Em canteiros de mudas, a doença se manifesta sob a forma de tombamento (damping-off ), mela ou estiolamento. Mesmo antes da emergência, suas mudas podem apodrecer, ficando recobertas por uma massa rosada de esporos do fungo. No campo, onde a doença é distribuída em reboleiras, as características mais comuns são enrolamento, curvatura e amarelecimento de folhas.
Provoca ainda o alongamento e rigidez na região do pescoço das plantas, onde é possível verificar diversos pontos pretos, constituídas de acérvulos do patógeno. As folhas da cebola apresentam lesões alongadas, deprimidas, de coloração parda, com formação de numerosos acérvulos, normalmente distribuídos em círculos concêntricos.
Estas lesões podem crescer e coalescer, provocando a morte das folhas, que caem deixando o talo nu. Depois disto, é possível ocorrer a produção de bulbos pequenos, que podem apodrecer rapidamente, durante o armazenamento. A partir dos acérvulos, em condições de alta umidade, são liberadas massas gelatinosas de coloração rosada ou alaranjada, que contêm os esporos do fungo. O fungo sobrevive no solo, em restos de culturas e nas sementes.
Controle
Líder da pesquisa com capim-limão da Embrapa hortaliças, Warley Nascimento explica que, geralmente, para controlar o fungo do mal-de-sete-voltas, aplica-se nas sementes de cebola, antes de executar a semeadura direta no campo, um tratamento convencional à base de fungicidas de amplo espectro de ação. Mas com o objetivo de buscar métodos alternativos para o sistema produtivo orgânico, cientistas da estatal testaram, além do capim-limão, variados óleos essenciais de outras quatro espécies (citronela, manjericão, sálvia e tomilho).
“Os tratamentos alternativos com os óleos essenciais dispensam a utilização de fungicidas e propiciam melhor qualidade de vida para os produtores rurais”, garante Nascimento, alertando que este método é indicado para a agricultura familiar. “Mas também pode ser utilizado no sistema convencional, para minimizar a dependência de insumos químicos”, acrescenta.
Para elaborar a pesquisa da Embrapa hortaliças, foram avaliadas diferentes concentrações dos óleos essenciais diluídos em água, como forma de identificar o melhor deles e a dose perfeita para que o fungo fosse eliminado, sem causar prejuízos à germinação da semente de cebola.

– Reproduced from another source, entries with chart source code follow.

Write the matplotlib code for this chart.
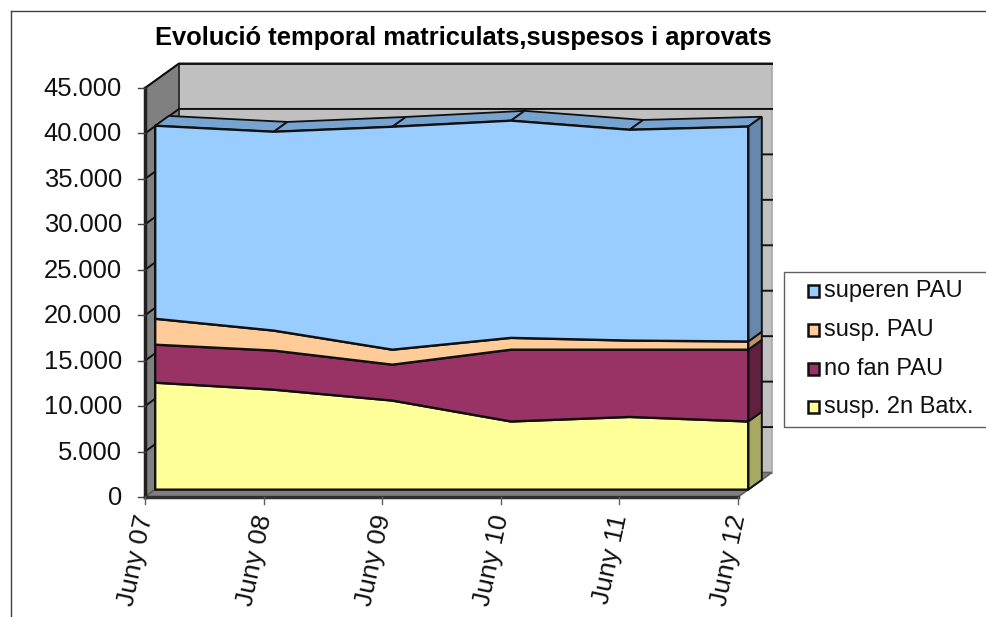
import numpy as np
import matplotlib
matplotlib.use('Agg')
import matplotlib.pyplot as plt
from matplotlib.patches import Polygon, Rectangle

plt.rcParams['font.family'] = ['Liberation Sans', 'DejaVu Sans']

# Dades
cursos = ['Juny 07', 'Juny 08', 'Juny 09', 'Juny 10', 'Juny 11', 'Juny 12']
susp_batx = [11770, 11000, 9800, 7500, 8000, 7500]
no_fan = [4180, 4300, 3950, 7900, 7400, 7900]
susp_pau = [2850, 2200, 1650, 1300, 1000, 900]
superen = [21240, 21880, 24530, 23900, 23200, 23650]
noms = ['susp. 2n Batx.', 'no fan PAU', 'susp. PAU', 'superen PAU']
marques_y = [0, 5000, 10000, 15000, 20000, 25000, 30000, 35000, 40000, 45000]
etiquetes_y = ['0', '5.000', '10.000', '15.000', '20.000', '25.000', '30.000', '35.000', '40.000', '45.000']

# Colors
colors = ['#FFFF99', '#993366', '#FFCC99', '#99CCFF']
colors_costat = ['#A8A866', '#602040', '#B89468', '#6688AA']
color_tapa = '#76A3CF'

# Geometria de la perspectiva (pixels)
X0, X1, Y0 = 145, 738, 497
ESCALA = 409 / 45000
DX, DY = 34, -24.5
S_FRONT, S_BACK = 0.30, 0.70
n = len(cursos)


def punt(i, v, prof=0.0):
    """categoria i, valor v, profunditat 0-1 -> pixel"""
    x = X0 + i * (X1 - X0) / (n - 1)
    y = Y0 - v * ESCALA
    return x + DX * prof, y + DY * prof


fig = plt.figure(figsize=(9.87, 6.17), dpi=100)
ax = fig.add_axes([0, 0, 1, 1])
ax.set_xlim(0, 987)
ax.set_ylim(617, 0)
ax.axis('off')

# Marc exterior
ax.plot([11, 11], [617, 11], color='#404040', lw=1)
ax.plot([11, 987], [11, 11], color='#404040', lw=1)

# Parets
vmax = marques_y[-1]
paret = [punt(0, 0, 1), punt(0, vmax, 1), punt(n - 1, vmax, 1), punt(n - 1, 0, 1)]
ax.add_patch(Polygon(paret, fc='#C0C0C0', ec='#A8A8A8', lw=1.2, zorder=1))
sostre = [punt(0, vmax, 1), punt(n - 1, vmax, 1)]
ax.plot(*zip(*sostre), color='#202020', lw=1.4, zorder=2)
esq = [punt(0, 0), punt(0, vmax), punt(0, vmax, 1), punt(0, 0, 1)]
ax.add_patch(Polygon(esq, fc='#808080', ec='#202020', lw=1.2, zorder=1))
terra = [punt(0, 0), punt(n - 1, 0), punt(n - 1, 0, 1), punt(0, 0, 1)]
ax.add_patch(Polygon(terra, fc='#808080', ec='#606060', lw=1.2, zorder=1))

# Graella
for v in marques_y[1:]:
    a, b, c = punt(0, v), punt(0, v, 1), punt(n - 1, v, 1)
    ax.plot([a[0], b[0], c[0]], [a[1], b[1], c[1]], color='#101010', lw=1.4, zorder=2)

# Eixos i etiquetes
ax.plot([X0, X0], [Y0, Y0 - vmax * ESCALA], color='#202020', lw=2.5, zorder=3)
ax.plot([X0, X1], [Y0, Y0], color='#303030', lw=2.5, zorder=3)
for v, et in zip(marques_y, etiquetes_y):
    x, y = punt(0, v)
    ax.plot([x - 7, x], [y, y], color='#404040', lw=1, zorder=3)
    ax.text(x - 23, y + 1, et, ha='right', va='center', fontsize=18.4, color='#111111')
for i, et in enumerate(cursos):
    x, y = punt(i, 0)
    ax.plot([x, x], [y, y + 7], color='#606060', lw=1, zorder=3)
    ax.text(x + 1, y + 18, et, rotation=78, rotation_mode='anchor', ha='right', va='center',
            fontsize=19, color='#111111')

# Arees apilades
valors = np.array([susp_batx, no_fan, susp_pau, superen], dtype=float)
acum = np.cumsum(valors, axis=0)
idx = np.arange(n)

for s in range(4):
    base = acum[s - 1] if s > 0 else np.zeros(n)
    dalt = acum[s]
    davant = [punt(i, dalt[i], S_FRONT) for i in idx] + [punt(i, base[i], S_FRONT) for i in idx[::-1]]
    ax.add_patch(Polygon(davant, fc=colors[s], ec='#101010', lw=1.7, zorder=6, joinstyle='round'))
    costat = [punt(n - 1, base[-1], S_FRONT), punt(n - 1, dalt[-1], S_FRONT),
              punt(n - 1, dalt[-1], S_BACK), punt(n - 1, base[-1], S_BACK)]
    ax.add_patch(Polygon(costat, fc=colors_costat[s], ec='#101010', lw=1.4, zorder=5))

# Tapa superior
dalt = acum[-1]
for i in range(n - 1):
    tapa = [punt(i, dalt[i], S_FRONT), punt(i + 1, dalt[i + 1], S_FRONT),
            punt(i + 1, dalt[i + 1], S_BACK), punt(i, dalt[i], S_BACK)]
    ax.add_patch(Polygon(tapa, fc=color_tapa, ec='#101010', lw=1.3, zorder=4))

# Titol
ax.text(463, 38.5, 'Evolució temporal matriculats,suspesos i aprovats', ha='center', va='center',
        fontsize=18.4, fontweight='bold', color='black')

# Llegenda
ax.add_patch(Rectangle((783.5, 271.5), 204, 155, fc='white', ec='#606060', lw=1, zorder=7))
pos_y = [407, 369, 330, 291]
for s in range(4):
    ax.add_patch(Rectangle((807.5, pos_y[s] - 6), 11, 12, fc=colors[s], ec='#101010', lw=1.8, zorder=8))
    ax.text(824, pos_y[s], noms[s], ha='left', va='center', fontsize=17, color='#111111', zorder=8)

fig.savefig('out.png', dpi=100)
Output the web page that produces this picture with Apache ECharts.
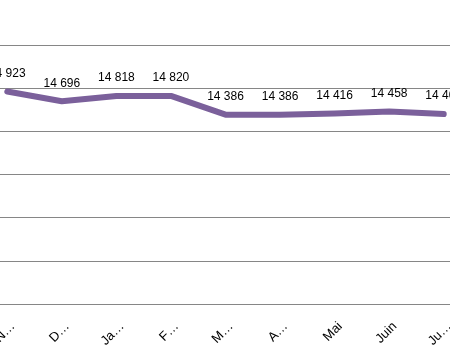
<!DOCTYPE html>
<html>
<head>
<meta charset="utf-8">
<script src="https://cdn.jsdelivr.net/npm/echarts@6/dist/echarts.min.js"></script>
<style>html,body{margin:0;padding:0;background:#fff;overflow:hidden;width:450px;height:363px;position:relative}#c{position:absolute;left:-19.6px;top:0;width:491px;height:363px}</style>
</head>
<body>
<div id="c"></div>
<script>
var categories = ['N…', 'D…', 'Ja…', 'F…', 'M…', 'A…', 'Mai', 'Juin', 'Ju…'];
var values = [14923, 14696, 14818, 14820, 14386, 14386, 14416, 14458, 14401];
var yMin = 10000, yMax = 16000, yStep = 1000;

function fmt(v) { return String(v).replace(/\B(?=(\d{3})+(?!\d))/g, ' '); }

var chart = echarts.init(document.getElementById('c'));
chart.setOption({
  animation: false,
  grid: { left: 0, right: 0, top: 45, bottom: 59, containLabel: false },
  xAxis: {
    type: 'category',
    data: categories,
    boundaryGap: true,
    axisLine: { lineStyle: { color: '#868686', width: 1 } },
    axisTick: { length: 5, lineStyle: { color: '#868686' } },
    axisLabel: { rotate: 45, color: '#000', fontSize: 13, fontFamily: 'Liberation Sans', margin: 26, padding: [0, -8, 0, 0], interval: 0 }
  },
  yAxis: {
    type: 'value',
    min: yMin, max: yMax, interval: yStep,
    axisLabel: { show: false },
    axisLine: { show: false },
    axisTick: { show: false },
    splitLine: { lineStyle: { color: '#868686', width: 1 } }
  },
  series: [{
    type: 'line',
    data: values,
    symbol: 'circle',
    symbolSize: 2,
    showSymbol: true,
    clip: false,
    lineStyle: { color: '#7B609B', width: 6, cap: 'round', join: 'round' },
    itemStyle: { color: '#7B609B' },
    label: {
      show: true, position: 'top', distance: 11,
      color: '#000', fontSize: 12, fontFamily: 'Liberation Sans',
      formatter: function (p) { return fmt(p.value); }
    }
  }]
});
</script>
</body>
</html>
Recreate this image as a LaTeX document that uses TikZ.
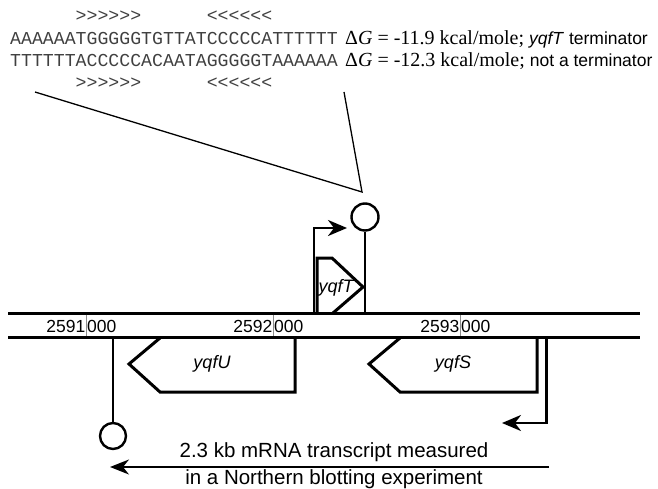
\documentclass[tikz,border=0pt]{standalone}
\usepackage{fontspec}
\setmainfont{Liberation Serif}
\newfontfamily\sansf{Liberation Sans}
\newfontfamily\monof{Liberation Mono}
\usetikzlibrary{arrows.meta}

\begin{document}
\begin{tikzpicture}[x=1pt,y=-1pt,
  axisline/.style={line width=3pt},
  genebox/.style={line width=3pt, line join=miter},
  scaletick/.style={line width=0.6pt, black!45},
  stemline/.style={line width=2.6pt},
  promoter/.style={line width=2.6pt, line join=miter,
    -{Stealth[length=19pt,width=16pt,inset=6pt]}},
  termcircle/.style={circle, draw, line width=2.4pt, minimum size=27pt, inner sep=0pt},
  zoomline/.style={line width=1.3pt},
  seqtext/.style={inner sep=0pt, anchor=base west, text=black!75,
    font=\monof\fontsize{18.2}{20}\selectfont},
  energytext/.style={inner sep=0pt, anchor=base west,
    font=\fontsize{20}{22}\selectfont},
  ticklabel/.style={inner sep=0pt, font=\sansf\fontsize{17.5}{19}\selectfont},
  genelabel/.style={inner sep=0pt, font=\sansf\itshape\fontsize{18}{20}\selectfont},
  notetext/.style={inner sep=0pt, anchor=base, font=\sansf\fontsize{20.5}{23}\selectfont},
]
\useasboundingbox (0,0) rectangle (658,489);

% ---- sequence of the terminator region and its two strands
\def\cw{10.92}
\node[seqtext] (mkA1) at ({10+6*\cw},21.5) {>>>>>>};
\node[seqtext] (mkB1) at ({10+18*\cw},21.5) {<<<<<<};
\node[seqtext] (seq1) at (10,45) {AAAAAATGGGGGTGTTATCCCCCATTTTTT};
\node[seqtext] (seq2) at (10,67) {TTTTTTACCCCCACAATAGGGGGTAAAAAA};
\node[seqtext] (mkA2) at ({10+6*\cw},88.5) {>>>>>>};
\node[seqtext] (mkB2) at ({10+18*\cw},88.5) {<<<<<<};

\node[energytext] (dg1) at (345,45)
  {Δ\textit{G} = -11.9 kcal/mole; {\sansf\fontsize{17.5}{19}\selectfont\textit{yqfT} terminator}};
\node[energytext] (dg2) at (345,67)
  {Δ\textit{G} = -12.3 kcal/mole; {\sansf\fontsize{17.5}{19}\selectfont not a terminator}};

% ---- chromosome axis with coordinate scale
\coordinate (axL1) at (8,313);  \coordinate (axR1) at (640,313);
\coordinate (axL2) at (8,337);  \coordinate (axR2) at (640,337);
\draw[axisline] (axL1) -- (axR1);
\draw[axisline] (axL2) -- (axR2);

\foreach \tx/\kb in {86/2591, 273/2592, 460/2593}{
  \draw[scaletick] (\tx,314.5) -- (\tx,335.5);
  \node[ticklabel, anchor=base east] (hi\kb) at (\tx-0.5,332) {\kb};
  \node[ticklabel, anchor=base west] (lo\kb) at (\tx+1,332) {000};
}

% ---- genes
% yqfT (forward strand, above the axis)
\coordinate (tA) at (317,313);
\draw[genebox] (tA) -- (317,258) -- (332,258) -- (363,287) -- (333,313);
\node[genelabel] (yqfT) at (336,288) {yqfT};

% yqfU (reverse strand)
\coordinate (uA) at (160,338);
\draw[genebox] (uA) -- (129,364) -- (160,392) -- (295,392) -- (295,337);
\node[genelabel] (yqfU) at (212,364) {yqfU};

% yqfS (reverse strand)
\coordinate (sA) at (400,338);
\draw[genebox] (sA) -- (369,364) -- (400,392) -- (537,392) -- (537,337);
\node[genelabel] (yqfS) at (453,364) {yqfS};

% ---- promoters
\coordinate (pT0) at (314,314);
\coordinate (pT1) at (347,228);
\draw[promoter] (pT0) |- (pT1);

\coordinate (pS0) at (546.5,336);
\coordinate (pS1) at (502,423);
\draw[promoter] (pS0) |- (pS1);

% ---- terminators
\node[termcircle] (termT) at (365,217) {};
\coordinate (termTfoot) at (365,314);
\draw[stemline] (termT.south) -- (termTfoot);

\node[termcircle, minimum size=26pt] (termU) at (113,436) {};
\coordinate (termUfoot) at (113,336);
\draw[stemline] (termUfoot) -- (termU.north);

% ---- lines opening up from the terminator to its sequence
\coordinate (zL) at (35,92);
\coordinate (zR) at (344,92);
\coordinate (zTip) at (362,192);
\draw[zoomline] (zL) -- (zTip) -- (zR);

% ---- measured transcript
\coordinate (mS) at (549,467);
\coordinate (mE) at (110,467);
\draw[line width=1.8pt, -{Stealth[length=19pt,width=15pt,inset=6pt]}] (mS) -- (mE);
\node[notetext] (note1) at (334,457) {2.3 kb mRNA transcript measured};
\node[notetext] (note2) at (334,484.5) {in a Northern blotting experiment};
\end{tikzpicture}
\end{document}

Levando em conta que o padrão para a comercialização de sementes de cebola, em território nacional, estabelece um percentual mínimo de 80% de germinação, todos os óleos analisados ficaram acima deste valor, assegura o líder da pesquisa.
“A semente embebida em óleo de capim-limão foi a única que apresentou taxa de germinação superior à obtida pela semente não tratada, alcançando 97% de germinação”, destaca Nascimento.
Efeito dos óleos essenciais
De acordo com a Embrapa hortaliças, o tratamento de sementes é necessário para desinfetá-las e protegêlas de microrganismos prejudiciais, que estão presentes no solo. O papel do óleo essencial atende ao primeiro objetivo, considerando que elimina o fungo que está fixado à superfície da semente.
“Os óleos essenciais não apresentam efeito residual, a ponto de blindar a semente no solo, mas têm muito mérito ao garantir uma semente sadia e livre de contaminantes”, afirma o pesquisador Ricardo Pereira, da área de Fitopatologia da mesma unidade da estatal.
Ainda segundo a Embrapa hortaliças, os óleos essenciais trazem compostos químicos que exercem efeito tóxico no fungo. Seus tipos e quantidades são variáveis em cada óleo e, por isto, apresentam resultados diferentes no tratamento das sementes.
“Não necessariamente a ação desinfetante do óleo de capim-limão se dá pela presença de uma substância majoritária, mas pela combinação dos compostos químicos”, destaca a agroindustrial Maria isabel lozada, também envolvida com o estudo.
Na próxima fase da pesquisa, financiada pelo Conselho Nacional de desenvolvimento Científico e Tecnológico (CNPq), a equipe da Embrapa hortaliças pretende analisar o efeito dos óleos essenciais em sementes de outras dez espécies de hortaliças, dentre elas alface e cenoura, tanto para tratamento contra fungos quanto para bactérias.